Oil price uncertainty
Another intriguing result of the analysis indicates that if future oil prices turn out to be relatively low, the major gas sales line would be the only option to beat the cost of heating oil in Fairbanks, Scott said. And there is major uncertainty about future oil prices, given possible scenarios such as the worldwide implementation of shale oil technologies, he cautioned.
The analysis suggested that both options involving the use of electrical power for the heating of buildings in Fairbanks would prove substantially more expensive than any other energy option, including the use of heating oil.
Comparisons between the estimated cost of Fairbanks energy for privately funded versus state funded projects shows that state funding would substantially reduce the energy cost. That effect mainly results from the fact that all options tend to be highly capital intensive, with the state funding reducing the cost of the capital, Scott said. Under the assumption of state funding, all options start looking preferable to the use of heating oil. Those options involving the dedicated shipment of gas from the North Slope to Fairbanks have energy pricing estimates that are statistically indistinguishable, while options involving a linkage to the sale of liquefied natural gas in Asia have pricing that rapidly escalates with the oil price.

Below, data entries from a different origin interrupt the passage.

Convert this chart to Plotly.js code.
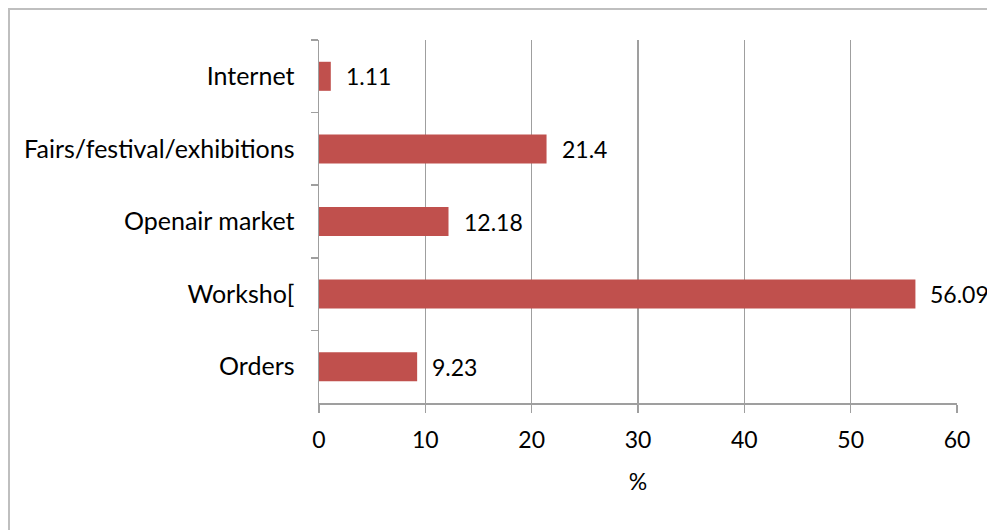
<!DOCTYPE html>
<html>
<head>
<meta charset="utf-8">
<script src="https://cdn.plot.ly/plotly-3.0.1.min.js"></script>
<style>
html,body{margin:0;padding:0;background:#fff;overflow:hidden;}
#chart{width:987px;height:530px;}
</style>
</head>
<body>
<div id="chart"></div>
<script>
const categories = ["Internet", "Fairs/festival/exhibitions", "Openair market", "Worksho[", "Orders"];
const values = [1.11, 21.4, 12.18, 56.09, 9.23];
const labels = ["1.11", "21.4", "12.18", "56.09", "9.23"];
const xTitle = "%";

const font = "Lato, 'Open Sans', sans-serif";

const trace = {
  type: "bar",
  orientation: "h",
  x: values,
  y: categories,
  marker: {color: "#C0504D"},
  hoverinfo: "x+y"
};

const annotations = categories.map((c, i) => ({
  x: values[i], y: c, xref: "x", yref: "y",
  text: labels[i], showarrow: false,
  xanchor: "left", yanchor: "middle", xshift: 13,
  font: {family: font, size: 23, color: "#000"}
}));

const layout = {
  width: 987, height: 530,
  margin: {l: 319, r: 30, t: 40, b: 127},
  paper_bgcolor: "#fff", plot_bgcolor: "#fff",
  bargap: 0.6,
  showlegend: false,
  font: {family: font, size: 23, color: "#000"},
  xaxis: {
    range: [0, 60], dtick: 10, tick0: 0,
    showgrid: true, gridcolor: "#9f9f9f", gridwidth: 1.5,
    zeroline: false,
    showline: true, linecolor: "#9f9f9f", linewidth: 1.5,
    ticks: "outside", ticklen: 8, tickcolor: "#9f9f9f", tickwidth: 1.5,
    tickfont: {family: font, size: 23, color: "#000"},
    ticklabelstandoff: 8,
    title: {text: xTitle, font: {family: font, size: 23, color: "#000"}, standoff: 22},
    fixedrange: true
  },
  yaxis: {
    autorange: "reversed",
    type: "category",
    showgrid: false, zeroline: false,
    showline: true, linecolor: "#9f9f9f", linewidth: 1.5,
    ticks: "outside", tickson: "boundaries", ticklen: 7, tickcolor: "#9f9f9f", tickwidth: 1.5,
    tickfont: {family: font, size: 25, color: "#000"},
    ticklabelstandoff: 18,
    fixedrange: true
  },
  annotations: annotations,
  shapes: [{
    type: "rect", xref: "paper", yref: "paper",
    x0: (9 - 319) / 638, x1: 1.2, y0: -0.5, y1: (403 - 9) / 363,
    line: {color: "#bfbfbf", width: 2}, fillcolor: "rgba(0,0,0,0)", layer: "below"
  }]
};

Plotly.newPlot("chart", [trace], layout, {displayModeBar: false, staticPlot: true});
</script>
</body>
</html>
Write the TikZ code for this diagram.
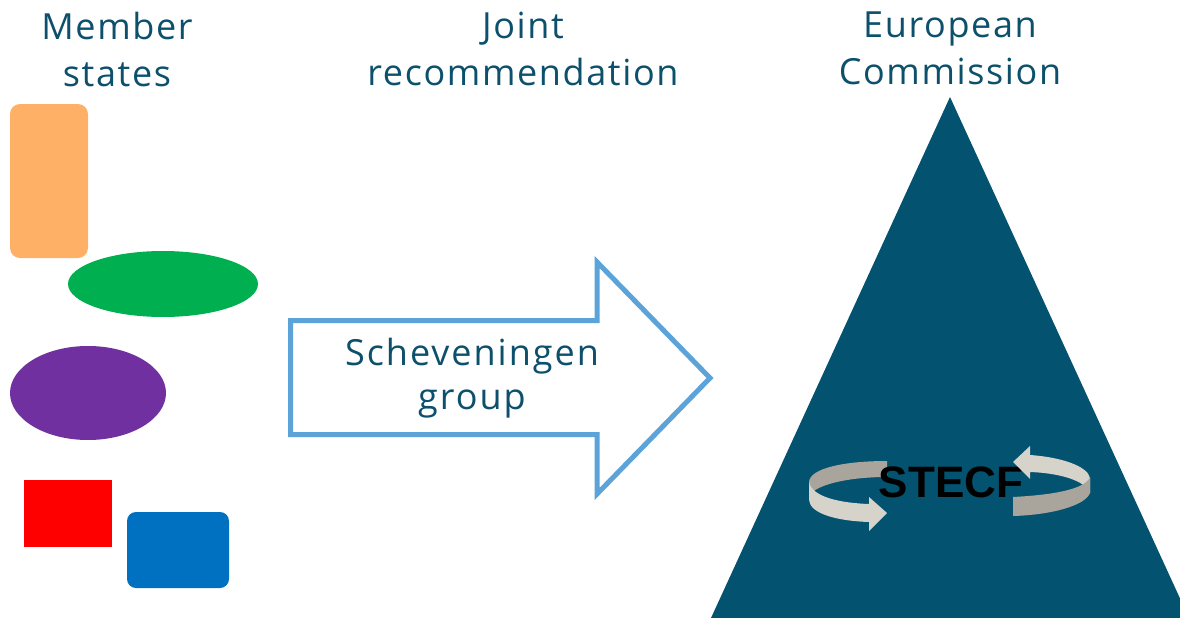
\documentclass[tikz,border=0pt]{standalone}
\usepackage{fontspec}
\setmainfont{Open Sans}
\usetikzlibrary{shapes.geometric}
\definecolor{txtblue}{RGB}{12,80,108}
\definecolor{tri}{RGB}{3,82,112}
\definecolor{arrowblue}{RGB}{91,163,217}
\definecolor{orangebox}{RGB}{255,176,103}
\definecolor{greenell}{RGB}{0,176,80}
\definecolor{purpleell}{RGB}{112,48,160}
\definecolor{redbox}{RGB}{255,0,0}
\definecolor{bluebox}{RGB}{0,112,192}
\definecolor{ribdark}{RGB}{169,165,157}
\definecolor{riblight}{RGB}{214,211,203}
\tikzset{
  heading/.style={text=txtblue, align=center, inner sep=0pt,
    font=\fontsize{36}{47}\selectfont\addfontfeature{LetterSpace=4.5}},
  label/.style={text=txtblue, align=center, inner sep=0pt,
    font=\fontsize{36}{44}\selectfont\addfontfeature{LetterSpace=5.5}},
  shapebox/.style={draw=none, inner sep=0pt},
  bigarrow/.style={draw=arrowblue, line width=5pt, fill=white, line join=miter},
}
\begin{document}
\begin{tikzpicture}[x=1pt,y=-1pt]
\useasboundingbox (0,0) rectangle (1180,618);
% headings
\node[heading] (ms) at (117,49) {Member\\states};
\node[heading] (jr) at (523,49) {Joint\\recommendation};
\node[heading] (ec) at (950,48) {European\\Commission};
% member state shapes
\node[shapebox, fill=orangebox, rounded corners=10pt, minimum width=78pt, minimum height=154pt] (orange) at (49,181) {};
\node[shapebox, ellipse, fill=greenell, minimum width=190pt, minimum height=66pt] (green) at (163,284) {};
\node[shapebox, ellipse, fill=purpleell, minimum width=156pt, minimum height=94pt] (purple) at (88,393) {};
\node[shapebox, fill=redbox, minimum width=88pt, minimum height=67pt] (red) at (68,513.5) {};
\node[shapebox, fill=bluebox, rounded corners=9pt, minimum width=102pt, minimum height=76pt] (blue) at (178,550) {};
% big arrow
\draw[bigarrow] (290.5,320.5) -- (597,320.5) -- (597,262) -- (710,378) -- (597,494) -- (597,434.5) -- (290.5,434.5) -- cycle;
\node[label] (sg) at (472,378) {Scheveningen\\group};
% triangle
\fill[tri] (950,97) -- (1189,618) -- (711,618) -- cycle;
% left cycle arrow
\fill[ribdark] (887,461) .. controls (845,461) and (810,468) .. (809,482) -- (809,497) .. controls (812,486) and (845,477) .. (887,477) -- cycle;
\fill[riblight] (809,482) .. controls (812,497) and (840,503) .. (869,504) -- (869,497) -- (887,513) -- (869,531) -- (869,522) .. controls (838,521) and (810,514) .. (809,500) -- cycle;
\node[inner sep=0pt, font=\fontsize{44}{44}\selectfont\fontspec{Liberation Sans}\bfseries] (stecf) at (951,482) {STECF};
% right cycle arrow
\fill[riblight] (1090,493) -- (1090,478) .. controls (1088,466) and (1060,457) .. (1030,455) -- (1030,446) -- (1013,462) -- (1030,479) -- (1030,472) .. controls (1058,473) and (1085,480) .. (1090,493) -- cycle;
\fill[ribdark] (1013,497) .. controls (1050,495) and (1085,490) .. (1090,477) -- (1090,493) .. controls (1085,506) and (1050,515) .. (1013,516) -- cycle;
\end{tikzpicture}
\end{document}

An important issue that people would need to address when implementing a new energy source for Fairbanks is what Scott referred to as “ramp-up risk,” the risk associated with the timeframe involved in building the necessary new energy infrastructure. While there is no ramp-up risk for heating oil, a commodity that Fairbanks residents already widely use, an expansion of the natural gas distribution network, for example, might take a couple of years or so to accomplish. The cost of providing energy to consumers during, say, the first year of infrastructure construction would be much higher than after the customer base is fully subscribed, Scott said. And, high initial prices, perhaps above the cost of heating oil, coupled with conversion costs that customers would face, could deter customers from switching to the new fuel.
One particular problem in assessing the ramp-up risk associated with a Fairbanks project is a general lack of knowledge of just how much energy Fairbanks consumers use, Scott said. Whereas in a city like Anchorage it is possible to obtain data about how much gas people are consuming for the heating of buildings, there is no means of obtaining similar data for Fairbanks, where many people heat their houses using heating oil or firewood obtained from multiple sources.
Other complexities facing energy decision makers include the wide range of investment required for the different energy options, and the range of timeframes required for option implementation.
Coal-to-liquids technology presents some intriguing challenges. Because this technology involves fuel that is very similar to heating oil, coal-to-liquids would present no start-up risk. On the other hand, the fuel produced from coal would compete directly in the market with heating oil, thus making it is almost impossible to conceive of a state-sponsored project in which the artificial fuel would bring cost relief to fuel oil users, Scott said. Essentially, any undercutting of fuel oil prices by a state subsidized project would likely result in people buying the subsidized fuel and then reselling it at market rates, he said.